そう、何か見透かされた気がしたのだ。例えば松永の母親のいかにも生活保護を受けていますみたいなだらしないキャミソール姿をみて「あー、こんな親だから子供がああなるんだよー」とかって、藤島とまんま同じようなことを思っちゃったりする浅はかな自分を。そして、そういう自分より弱そうな者を見つけて安心する、そういう弱さを自分も少なからず持っていることへの無自覚さを。

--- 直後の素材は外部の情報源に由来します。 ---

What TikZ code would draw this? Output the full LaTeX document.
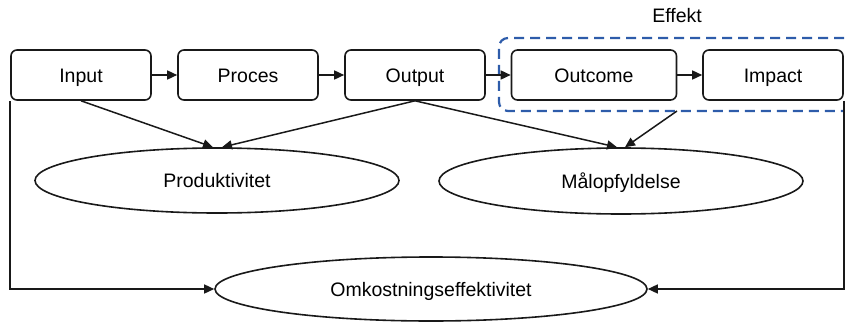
\documentclass[tikz,border=0pt]{standalone}
\usepackage{fontspec}
\setmainfont{Liberation Sans}
\usetikzlibrary{arrows.meta,shapes.geometric,calc}
\definecolor{effblue}{RGB}{46,92,170}
\tikzset{
  txt/.style={font=\fontsize{19.5}{23}\selectfont,text height=14pt,text depth=0pt},
  stepbox/.style={txt,draw=black!90,line width=1.6pt,rounded corners=6pt,minimum height=50pt,inner sep=0pt},
  ell/.style={txt,draw=black!90,line width=1.6pt,ellipse,inner sep=0pt},
  arr/.style={draw=black!90,line width=1.5pt,-{Triangle[length=10pt,width=9pt]}},
  effdash/.style={draw=effblue,line width=2.2pt,dash pattern=on 10pt off 6pt,rounded corners=9pt}
}
\begin{document}
\begin{tikzpicture}[x=1pt,y=-1pt]
\useasboundingbox (0,0) rectangle (845,321);
\node[stepbox,minimum width=140pt] (in) at (81,75) {Input};
\node[stepbox,minimum width=140pt] (pr) at (248,75) {Proces};
\node[stepbox,minimum width=140pt] (out) at (415,75) {Output};
\node[stepbox,minimum width=165pt] (oc) at (594,75) {Outcome};
\node[stepbox,minimum width=140pt] (im) at (773,75) {Impact};
\draw[effdash] (860,38) -- (499,38) -- (499,111) -- (860,111);
\coordinate (effb) at (677,111);
\node[txt] (eff) at (677,16) {Effekt};
\node[ell,minimum width=364pt,minimum height=65pt] (prod) at (217,180.5) {Produktivitet};
\node[ell,minimum width=364pt,minimum height=66pt] (maal) at (621,181) {Målopfyldelse};
\node[ell,minimum width=432pt,minimum height=64pt] (omk) at (431,289) {Omkostningseffektivitet};
\draw[arr] (in) -- (pr);
\draw[arr] (pr) -- (out);
\draw[arr] (out) -- (oc);
\draw[arr] (oc) -- (im);
\draw[arr] (in.south) -- ($(prod.north)+(-4,0)$);
\draw[arr] (out.south) -- ($(prod.north)+(5,0)$);
\draw[arr] (out.south) -- ($(maal.north)+(-4,0)$);
\draw[arr] (effb) -- ($(maal.north)+(4,0)$);
\draw[arr] (in.south west) |- (omk.west);
\draw[arr] (im.south east) |- (omk.east);
\end{tikzpicture}
\end{document}
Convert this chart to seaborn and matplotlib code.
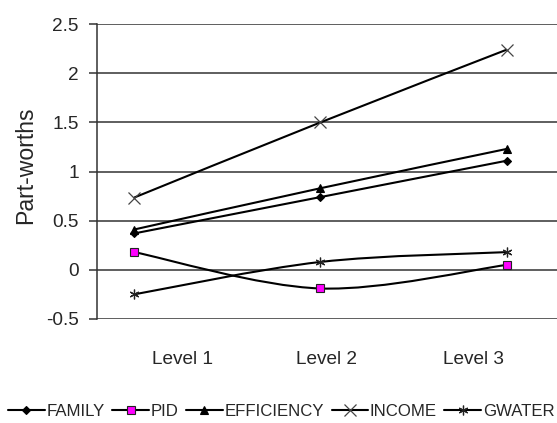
import numpy as np
import pandas as pd
import matplotlib
matplotlib.use("Agg")
import matplotlib.pyplot as plt
from matplotlib import font_manager
from matplotlib.path import Path
from matplotlib.patches import PathPatch
from matplotlib.lines import Line2D
import seaborn as sns

# Dati
livelli = ["Level 1", "Level 2", "Level 3"]
family = [0.37, 0.74, 1.11]
pid = [0.18, -0.19, 0.05]
efficiency = [0.41, 0.83, 1.23]
income = [0.735, 1.50, 2.24]
gwater = [-0.25, 0.08, 0.18]
serie = ["FAMILY", "PID", "EFFICIENCY", "INCOME", "GWATER"]
valori = [family, pid, efficiency, income, gwater]

df = pd.DataFrame({
    "Livello": livelli * len(serie),
    "Serie": np.repeat(serie, len(livelli)),
    "Valore": np.concatenate(valori),
})

# Stile dei marker (come in Excel)
stili = {
    "FAMILY": dict(marker="D", ms=4.5, mfc="black", mec="black", mew=0.8),
    "PID": dict(marker="s", ms=5.5, mfc="#ff00ff", mec="#222222", mew=0.8),
    "EFFICIENCY": dict(marker="^", ms=5.5, mfc="black", mec="black", mew=0.8),
    "INCOME": dict(marker="x", ms=9, mfc="none", mec="#444444", mew=0.9),
    "GWATER": dict(marker=(6, 2, 0), ms=7, mfc="none", mec="#222222", mew=0.9),
}

sns.set_style("white")

# Il testo del grafico originale è un sans stretto: uso la versione Narrow se c'è
nomi_font = {f.name for f in font_manager.fontManager.ttflist}
if "Liberation Sans Narrow" in nomi_font:
    plt.rcParams["font.family"] = ["Liberation Sans Narrow", "DejaVu Sans"]
    scala = 1.0
else:
    plt.rcParams["font.family"] = ["Liberation Sans", "DejaVu Sans"]
    scala = 0.83

fig = plt.figure(figsize=(5.57, 4.23), dpi=100)
ax = fig.add_axes([0.174, 0.246, 0.826, 0.697])

# Linee smussate (curva di Bezier sui punti, come "smoothed line" di Excel)
def curva(y):
    x = np.arange(len(y), dtype=float)
    p = np.column_stack([x, y])
    n = len(p)
    verts = [p[0]]
    codes = [Path.MOVETO]
    for i in range(n - 1):
        prev = p[max(i - 1, 0)]
        nxt = p[min(i + 2, n - 1)]
        c1 = p[i] + (p[i + 1] - prev) / 6
        c2 = p[i + 1] - (nxt - p[i]) / 6
        verts += [c1, c2, p[i + 1]]
        codes += [Path.CURVE4] * 3
    return Path(verts, codes)

for nome, y in zip(serie, valori):
    ax.add_patch(PathPatch(curva(y), fill=False, edgecolor="black", lw=1.5, zorder=3))

# Marker con seaborn
for nome in serie:
    s = stili[nome]
    sns.lineplot(
        data=df[df["Serie"] == nome],
        x="Livello",
        y="Valore",
        marker=s["marker"],
        markersize=s["ms"],
        markerfacecolor=s["mfc"],
        markeredgecolor=s["mec"],
        markeredgewidth=s["mew"],
        linestyle="none",
        color="black",
        ax=ax,
        zorder=4,
    )

ax.set_xlim(-0.2, 2.27)
ax.set_ylim(-0.5, 2.5)
ax.set_yticks(np.arange(-0.5, 2.51, 0.5))
ax.set_yticklabels(["-0.5", "0", "0.5", "1", "1.5", "2", "2.5"])
# nell'originale le etichette dei livelli non sono centrate sui punti
ax.set_xticks([0.26, 1.03, 1.82])
ax.set_xticklabels(livelli)
ax.yaxis.grid(True, color="#333333", lw=1.1)
ax.set_axisbelow(True)
for lato in ["top", "right", "bottom"]:
    ax.spines[lato].set_visible(False)
ax.spines["left"].set_color("#333333")
ax.spines["left"].set_linewidth(1.1)
ax.tick_params(axis="y", length=6, width=1.1, color="#333333", left=True,
               labelsize=16.5 * scala, pad=7)
ax.tick_params(axis="x", length=0, labelsize=16.5 * scala, pad=23)
ax.set_xlabel("")
ax.set_ylabel("Part-worths", fontsize=20 * scala, labelpad=6)
ax.yaxis.set_label_coords(-0.13, 0.52)

maniglie = [
    Line2D([0], [0], color="black", lw=1.5, marker=stili[n]["marker"],
           markersize=stili[n]["ms"], markerfacecolor=stili[n]["mfc"],
           markeredgecolor=stili[n]["mec"], markeredgewidth=stili[n]["mew"])
    for n in serie
]
fig.legend(maniglie, serie, loc="center", bbox_to_anchor=(0.505, 0.028), ncol=5,
           frameon=False, fontsize=14.5 * scala, handlelength=2.2, handletextpad=0.1,
           columnspacing=0.45, borderaxespad=0, borderpad=0)

fig.savefig("out.png", dpi=100)
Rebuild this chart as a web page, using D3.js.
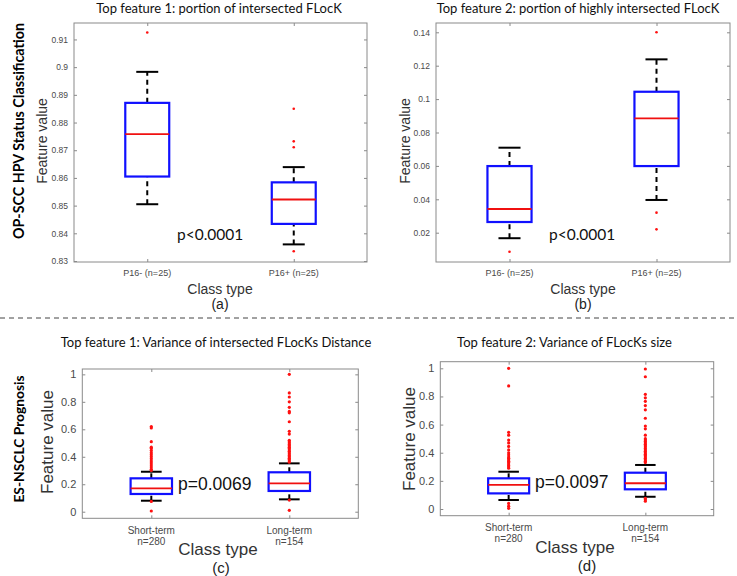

だから、この映画に星ひとつと汚い言葉を投げつけて、自分の真っ白いキャンバスを穢されましたって顔をするような人たちのように逃げたくないのだ。かといって、星を五つつけて大絶賛できるほど下品にもなりきれそうにない。誰にも触れて欲しくないこの下品さをどうやって飼い慣らせばいいのだろう。それがまだよくわからない。なのでとりあえず今はこうやって必要程度にそれを自ら暴いたり晒したりして、忘れないようにそっとここに刻むだけにしておきたい。